Trump administration favors terror victims over Boeing Iran deal

Judge Castillo’s ruling

opens up a legal mine field for Boeing, and for any other U.S. corporation seeking to do business with the Islamic regime in Iran.

The Trump administration pointedly put national security over trade when it told an Illinois District Court this week that it “does not take a position” on whether the Court should shield aerospace giant Boeing Corp from a lawsuit filed by victims of Iranian state terrorism.

As I wrote at Frontpagemag today:

The family of Shlomo Leibovitch is seeking to collect on a $67 million judgment against Iran for a 2003 terror attack that killed their seven-year old daughter, and sued Boeing to gain access to what it believed were Iranian assets in Boeing’s possession.

Boeing signed a $16 billion deal in 2016 to sell civilian airliners to the state-owned Iran Air, a defendant in numerous lawsuits by victims of Iranian state-sponsored terrorism. In any airplane deal of that size, the purchaser will make advance payments while the aircraft are being produced.

It was those payments the Leibovitch family was seeking to attach and that Boeing was seeking to conceal.

Chief Judge Ruben Castillo ruled on Tuesday that Boeing must produce the contractual documents to the terror victims, to include financial documents relating to advance payments as well as Boeing’s communications with the Treasury Department Office of Foreign Assets Control, which licensed the sale during the final weeks of the Obama administration.

Judge Castillo’s ruling is worth reading in full.

When Boeing argued that disclosure of its contract with Iran would “risk destabilizing the purpose of the JCPOA to provide for regional and international peace and security” – a dubious claim at best – Judge Castillo decided to ask the U.S. government for its opinion.

In response, the Justice Department filed a statement of interest, noting that its opinion represented that of the entire Executive Branch.

DoJ said that “the United States does not take a position on whether the Court should order the requested discovery.”

That in itself was a slap in the face to Boeing, and arguably a master step by the Trump White House, since it effectively puts the kibosh on the Boeing Iran deal without explicitly banning it.

Boeing cannot sell aircraft if the deposits its clients make during production are attached by victims of terrorism in the courts.

In his ruling, Judge Castillo examined Boeing’s arguments and found them wanting.

Boeing first argues that Plaintiffs’ motion to compel should be denied because “enforcing Plaintiffs’ [discovery] requests would require the Court to resolve nonjusticiable political questions. (p8)

… [T]he Court agrees with Plaintiffs that Boeing’s reliance on the political question doctrine in misplaced. This Court is being called to decide a discovery dispute, plain and simple. Although the discover sought certainly has “political overtones,” Japan Whaling Ass’n, 478 U.S. at 230, the Court is not deciding any issue at this juncture that is committed to some other branch of the government or for which there are no judicially manageable standards for resolving. [p10-11]

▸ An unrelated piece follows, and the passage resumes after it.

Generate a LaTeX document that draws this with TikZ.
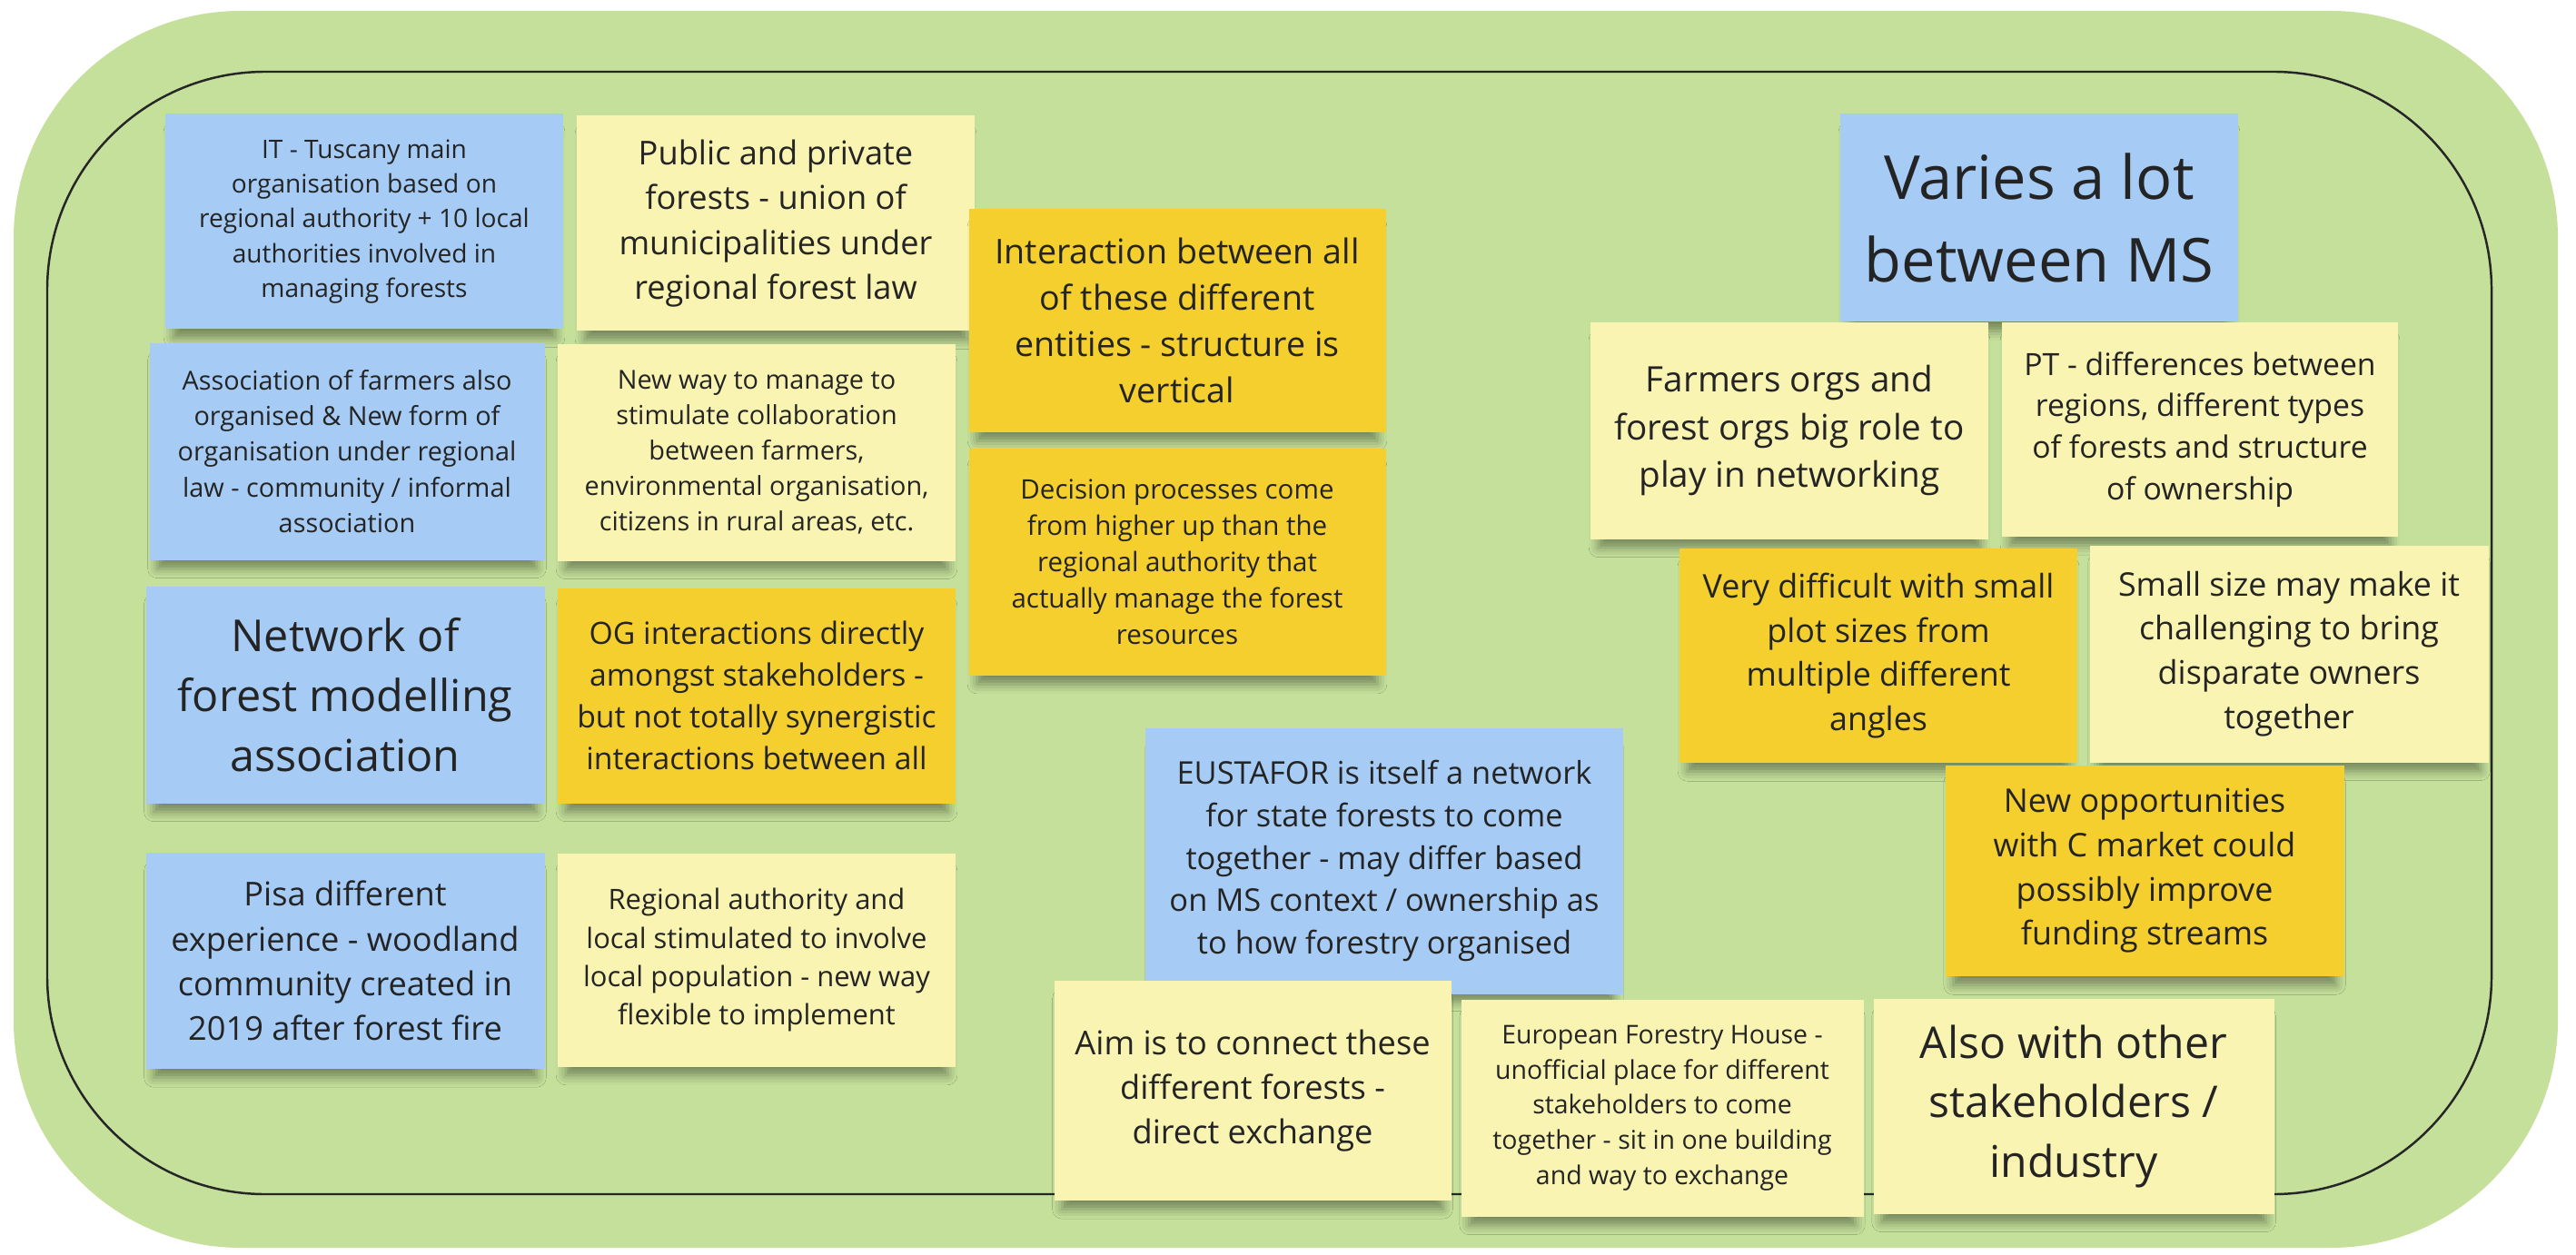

Boeing next argues that the Court should “abstain” from deciding the discovery motion under principles of international comity. But as Judge Castillo points out,

Boeing’s argument on this point is somewhat unclear, but as best as can be discerned, Boeing believes that adjudicating this discovery dispute will “frustrate the purpose” of the Iran Nuclear Deal and offend the other sovereign-nation signatories to the agreement by potentially hindering the airplane deal. [p13]

Judge Castillo finds that argument wanting as well.

In resolving this dispute, the Court will be applying well-settled American law governing discovery disputes, not the law of some other nation. [p14]

Boeing then argues that the discovery requests are “irrelevant” to [Plaintiff’s] efforts to satisfy their judgment” because at present it is unclear if the contract will result in any Iranian assets being located in the United States where they could be attached.

At bottom, Boeing’s argument appears to be that, because it will be difficult or impossible for Plaintiffs to actually collect any money as a result of these discovery requests, the Court should simply deny them as futile.

Boeing misunderstands the nature of this proceeding… Plaintiffs are not actually attaching any assets at present; they are only seeking to discover information about potential assets of Iran that may be attachable. [p16-17]

Going back to my FrontPagemag column from today, Judge Castillo’s ruling

opens up a legal mine field for Boeing, and for any other U.S. corporation seeking to do business with the Islamic regime in Iran.

U.S. courts have awarded victims of Iranian state terrorism 99 separate judgments worth more than $53 billion, nearly half of which are compensatory damages that can be collected against Iranian assets held outside the United States.

…With the Boeing sale now potentially in jeopardy, other corporations are sure to wonder if they, too, could be made to pay the price for the terrorist actions of the Iranian regime.